What Is The Difference Between Unsecured and Secured Loans
The main difference between secured and unsecured loans is that a secured loan requires an asset (like a home or vehicle) to be posted as collateral while an unsecured loan doesn’t have any collateral requirements to “secure” the loan.
Here are some of the main differences between these two types of loans.
- A secured loan will require you to own an asset and make it available as collateral for the loan.
- The asset must belong to you and could be repossessed if you fail to make loan payments.
- A secured loan could help you get approved for a higher loan amount.
- An unsecured loan doesn’t require collateral but it’s not easy to be approved with a low credit score.
- The loan amount you may be approved for could also be lower on an unsecured loan if you have bad credit.
- Secured loans often have lower APRs than unsecured loans.
- Unsecured loans can be used for almost any legal purpose.
- Secured loans will need to be used for a specific purpose - usually to purchase an asset.

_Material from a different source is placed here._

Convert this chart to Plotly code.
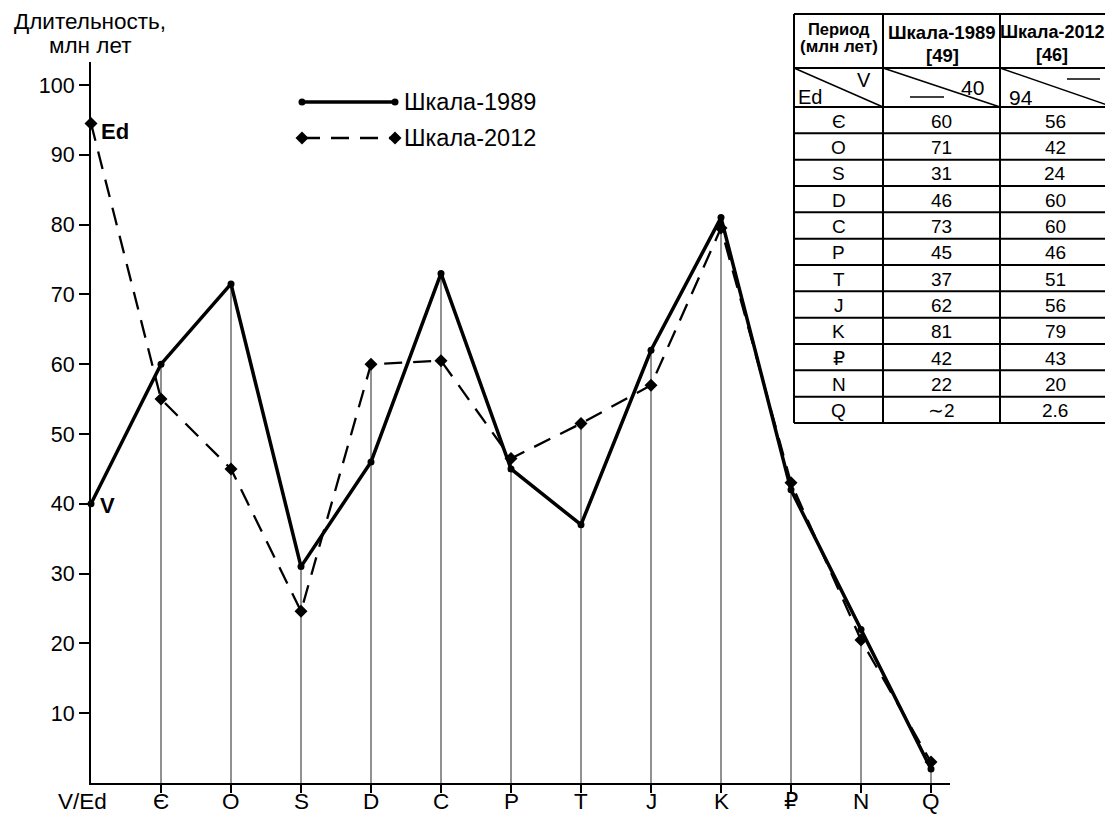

Your credit score, the amount you want to borrow, and the purpose of your loan will all determine whether a secured or unsecured loan is best for you.
Let’s take a look at the benefits and disadvantages of both.

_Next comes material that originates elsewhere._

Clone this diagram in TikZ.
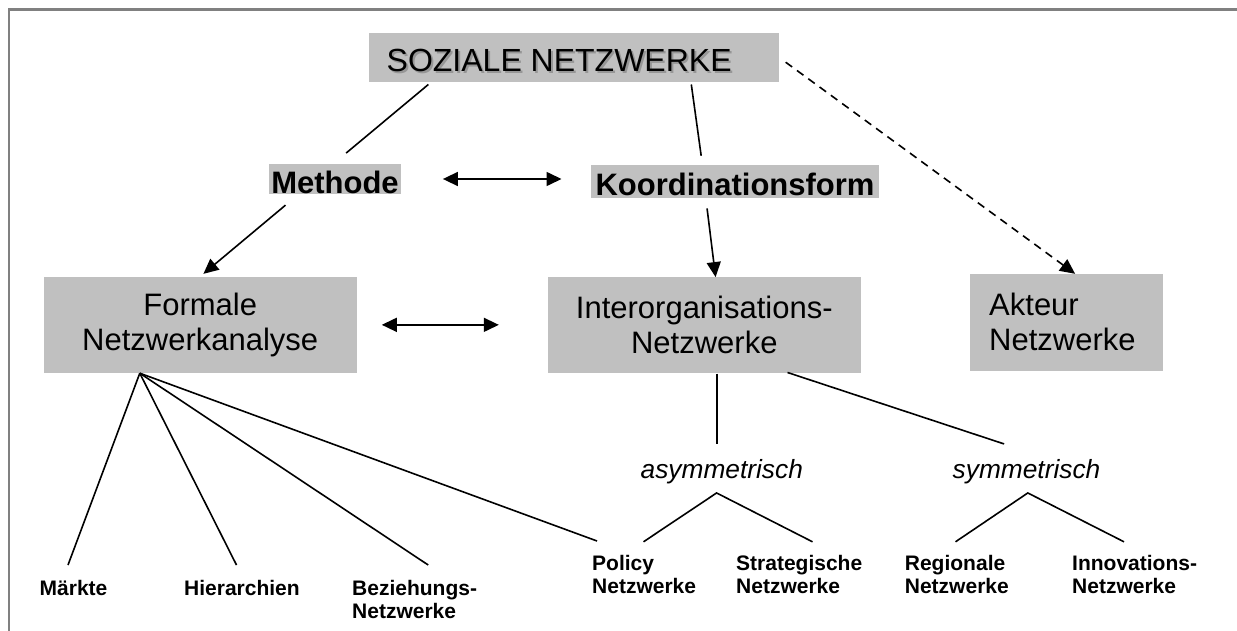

Pros & Cons of Unsecured Loans
Unsecured loans don’t require collateral and you’ll be free to use them for almost any purpose - but you’ll need a good credit score to qualify for the best rates and terms.
- Unsecured loans are approved based on your income, expenses, and credit score.
- You won’t need to provide an asset like a house or vehicle as collateral.
- Lenders aren’t usually too concerned about what you’ll be using the loan for as long as it’s not gambling, buying shares and equities, or (sometimes) paying off student debt.
- Bad credit customers don’t usually have a high enough credit score to qualify for unsecured loans.
- If you do qualify you may have to pay a very high APR.
- The loan amount you qualify may be lower than a secured loan.
Pros & Cons of Secured Loans
Secured loans require collateral.
This could be a vehicle (either a car, motorcycle or boat), your home, or another property.
You may be able to qualify for a larger loan amount and a lower APR with a secured loan.
- Secured loans are less risky from the lender’s point of view. They may be willing to lend you a larger amount than they would with an unsecured loan.
- The APR you will pay on a secured loan is usually lower than on an unsecured loan - even with the same lender.
- Bad credit borrowers may still be approved for secured loans even with a low credit score.
- Providing collateral for a secured loan means that your vehicle or home could be repossessed or foreclosed on if you default on your loan payments.
- A secured loan can usually be used only for a specific purpose - like purchasing the same asset that is used to secure it.
- There may be appraisal fees involved so that the lender can value the asset you are using as collateral.
Which Loan Type Is Better For Bad Credit Borrowers?
As a borrower with bad credit, it’s best to weigh up the pros and cons of an unsecured and secured loan before you apply.
Having an asset to use as collateral can boost your chances of being approved for a secured loan.
You’ll need to make sure that the asset is in your name and that it’s paid off or nearly paid off.
- It’s important to note that a secured loan can’t be used for just anything - you’ll have to tell your loan provider exactly what you plan to use the loan for when you apply.
- If you meet the conditions to apply for a secured loan you could benefit from a higher loan amount, easier repayment terms, and a lower APR.
Can you still apply for a bad credit loan if you don’t own any assets? The answer is yes - but you’ll want to have a FICO score of 660 or more.
- There may be loans available for customers with lower scores than this, but the APR will be significantly higher.
- Your loan amount will probably be lower if you apply for an unsecured loan with bad credit - but you’ll be free to use the money for almost any expenses you need to pay.
It’s always good to weigh up your credit score, the collateral you have to offer, and the amount you need to borrow before you apply for a loan.
You’ll also want to think about what you plan to use the loan amount for before you apply.
Secured and unsecured loans both have specific benefits and drawbacks that you’ll want to bear in mind when you apply.
Bad credit customers who own assets that can be used for collateral may find it easier to be approved for a secured loan.
This is especially useful for vehicle purchases since the vehicle itself can be used as collateral.
Unsecured loans usually require a credit score above 660 and the loan amount may be smaller than it would be for a secured loan.
However, you have the freedom to use the funds for almost any legal purpose.